One year and two days after they murdered two Amsterdam boys, Matt Phelps and Anthony Brasmeister were handed sentences that could put them behind bars for the rest of their lives.
The two teenagers stood in turn before acting Montgomery County Court Judge Polly Hoye on Thursday afternoon. Phelps, who police said at the time was the trigger man, shooting Paul Damphier, 16, and Jonathan DeJesus, 13, in a soybean field behind Phelps’ home on July 9, 2012, received two concurrent terms of 15 years to life.
Brasmeister received two concurrent terms of 25 years to life.
Though both were charged as adults, Hoye referred to Phelps during the sentencing as a junior offender, being just 15 at the time of the murders. Brasmeister was 16.
Before the sentencing both young men sat with their lawyers, listening to statements from their victims’ still-grieving relatives. Phelps wore a dark suit over his shackles.
Brasmeister, clad in jailhouse orange, looked at the table as Nicole Damphier recounted childhood Christmases spent with her brother.
“He used to shake each box to see what was inside,” she said. “Anthony, my brother trusted you, and he never saw it coming.”
Police and prosecutors have kept many details of the investigation confidential since it began. Previously unreported details were disclosed by family members Thursday as they addressed the court; Montgomery County District Attorney James “Jed” Conboy could not be reached afterward to verify or comment on the assertions.
Laura Lewis said her 13-year-old nephew’s hands were found cut off and stored in a plastic bag and said Phelps returned days after the shooting to dismember the body.
“The only relief I feel is that one day you will stand before God,” she said, “and he will cast you into hell.”
Bridget Masesie, DeJesus’s mother, said the two murderers brought some of their friends out to the scene before police found the bodies, showing off their handiwork.
“The only reason they were ever found was one person they showed was so disturbed by what he saw that he told [an adult],” she said.
Masesie and Sandre Damphier, Paul’s mother, both said Amsterdam police initially were not interested in investigating the boys’ disappearance as a missing persons case. For days after the boys went missing, family members were left to put up flyers by themselves, they said.
“[Officers] said my son was a runaway and didn’t want to be found,” Damphier said, adding that the lack of police effort to find her dark-skinned son showed a certain degree of racism.
As each family member spoke, composing themselves before microphones, others in the crowded courtroom sobbed aloud.
Phelps and Brasmeister each would be eligible for parole after serving their minimum sentences.

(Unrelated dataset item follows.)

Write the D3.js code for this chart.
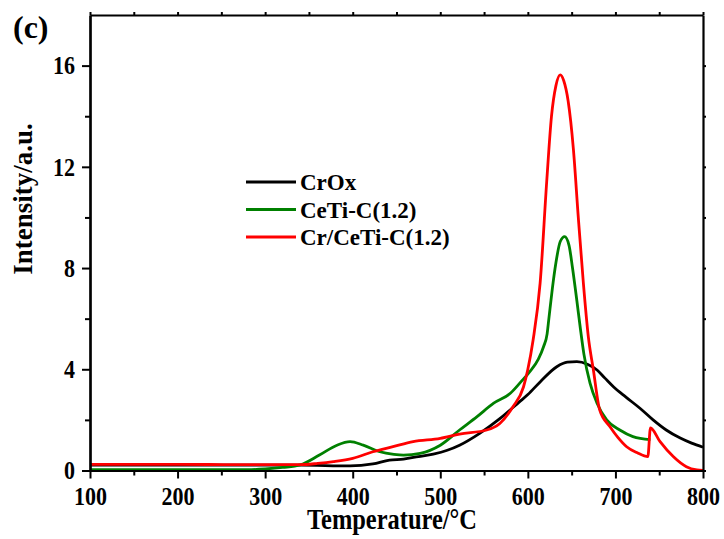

The victims’ family members, though, were bent on permanent incarceration.
Masesie and Damphier both vowed to be present at every parole hearing to lobby for justice. According to Hoye, the parents needn’t worry much about early release; she pointed out parole boards will be unlikely to look kindly on Phelps and Brasmeister given the heinous nature of their crimes.
Few relatives of Phelps and Brasmeister were in attendance and none chose to speak in court. Brasmeister’s lawyer, Joseph McCoy, apologized on behalf of his client.
Robert Abdella, Phelps’ lawyer, asked witnesses to judge his client separately from the Phelps family.
Outside, family and friends of the victims milled around in the afternoon sun, talking to reporters. In the courtroom, many said no ruling could bring back their loved ones, but outside, the tone was one of relief.
“I would have wished for long [sentences],” Masesie said, “but they could always get life.”